Si no era mujer de ciencia, tampoco era un espíritu filosófico, porque carecía del poder que abstrae. Su sed de conocimiento no está reñida con la ironía y la versatilidad y en otros tiempos hubiera escrito ensayos y crítica. Así, no vive para una idea, ni crea ideas nuevas: vive las ideas, que son su atmósfera y su alimento natural. Es un intelectual: una conciencia. No es posible dudar de la sinceridad de sus sentimientos religioso, pero allí donde un espíritu devoto encontraría pruebas de la presencia de Dios o de su poder, Sor Juana halla ocasión para formular hipótesis y preguntas. Aunque repita con frecuencia que todo viene de Dios, busca siempre una explicación racional: "Estaban en mi presencia dos niñas jugando con un trompo y apenas yo vi el movimiento y la figura cuando empecé, con esta mi locura, a considerar el fácil
motu
de la forma esférica...”

Contrastan estas declaraciones con las de los escritores españoles de la época —y aun con las de los escritores de las generaciones posteriores—. Para ninguno de ellos el mundo físico es un problema: aceptan la realidad tal cual es o la condenan. Fuera de la acción, no hay sino la contemplación, parece decirnos la literatura española de los Siglos de Oro. Entre aventura y renuncia se mueve la vida histórica española. Ni Gracián ni Quevedo, para no hablar de los escritores religiosos, muestran interés por el conocimiento en sí. Desdeñan la curiosidad intelectual y todo su saber lo refieren a la conducta, a la moral o a la salvación. Estoicos o cristianos, como se ha dicho, ignoran la actividad intelectual pura. Fausto es impensable en esa tradición. La inteligencia no les proporciona ningún placer; es un arma peligrosa: sirve para derrotar a los enemigos pero también puede hacernos perder el alma. La solitaria figura de Sor Juana se aísla más en ese mundo hecho de afirmaciones y negaciones, que ignora el valor de la duda y del examen.

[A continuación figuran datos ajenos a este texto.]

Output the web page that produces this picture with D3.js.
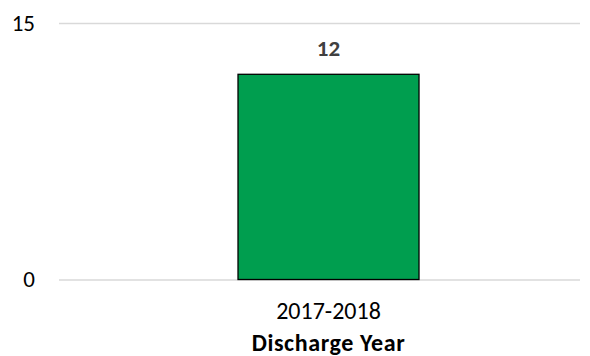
<!DOCTYPE html>
<html><head><meta charset="utf-8">
<script src="https://cdn.jsdelivr.net/npm/d3@7"></script>
<style>body{margin:0;background:#fff}svg{display:block}text{font-family:Carlito,Calibri,Lato,"Open Sans",sans-serif}</style>
</head><body><svg id="c" width="590" height="356"></svg>
<script>
const categories = ["2017-2018"];
const values = [12];
const yTicks = [0, 15];
const xTitle = "Discharge Year";

const FONT = "Carlito,Calibri,Lato,sans-serif";
const svg = d3.select("#c");
const m = {left: 59, right: 580, top: 23, bottom: 279.5};
const x = d3.scaleBand().domain(categories).range([m.left, m.right])
  .paddingInner(0.5).paddingOuter(0.4696).align(0.5265);
const y = d3.scaleLinear().domain([0, 15]).range([m.bottom, m.top]);

const yAxis = d3.axisLeft(y).tickValues(yTicks).tickSize(-(m.right - m.left)).tickPadding(24);
const gy = svg.append("g").attr("transform", `translate(${m.left},0)`).call(yAxis);
gy.select(".domain").remove();
gy.selectAll(".tick line").attr("stroke", "#d9d9d9").attr("stroke-width", 1.5);
gy.selectAll(".tick text").attr("font-size", 23).attr("fill", "#000").style("font-family", FONT);

svg.append("g").selectAll("text").data(values).join("text")
  .attr("x", (d, i) => x(categories[i]) + x.bandwidth() / 2)
  .attr("y", d => y(d) - 18)
  .attr("text-anchor", "middle").attr("font-size", 23).attr("font-weight", "bold").attr("fill", "#404040")
  .text(d => d);

svg.append("g").selectAll("rect").data(values).join("rect")
  .attr("x", (d, i) => x(categories[i]))
  .attr("y", d => y(d))
  .attr("width", x.bandwidth())
  .attr("height", d => y(0) - y(d))
  .attr("fill", "#009e4f").attr("stroke", "#000").attr("stroke-width", 1.3);

const xAxis = d3.axisBottom(x).tickSize(0).tickPadding(22);
const gx = svg.append("g").attr("transform", `translate(0,${m.bottom})`).call(xAxis);
gx.select(".domain").remove();
gx.selectAll(".tick text").attr("font-size", 24).attr("fill", "#000").style("font-family", FONT);

svg.append("text").attr("x", x(categories[0]) + x.bandwidth() / 2).attr("y", 351)
  .attr("text-anchor", "middle").attr("font-size", 24).attr("font-weight", "bold").attr("fill", "#000")
  .attr("letter-spacing", 0.6)
  .text(xTitle);
</script></body></html>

La Respuesta no es sólo un autorretrato sino la defensa de un espíritu siempre adolescente, siempre ávido e irónico, apasionado y reticente. Su doble soledad, de mujer y de intelectual, condensa un conflicto también doble: el de su sociedad y el de su feminidad. La respuesta a Sor Filotea es una defensa de la mujer. Hacer esa defensa y atreverse a proclamar su afición por el pensamiento desinteresado, la hacen una figura moderna. Si en su afirmación del valor de la experiencia no es ilusorio ver una instintiva reacción contra el pensamiento tradicional de España, en su concepción del conocimiento —que no confunde con la erudición, ni identifica con la religión— hay una implícita defensa de la conciencia intelectual. Todo la lleva a concebir el mundo como un problema o como un enigma más que como un sitio de salvación o perdición. Y esto da a su pensamiento una originalidad que merecía algo más que los elogios de sus contemporáneos o que los reproches de su confesor y que aún en nuestros días solicita un juicio más hondo y un examen más arriesgado.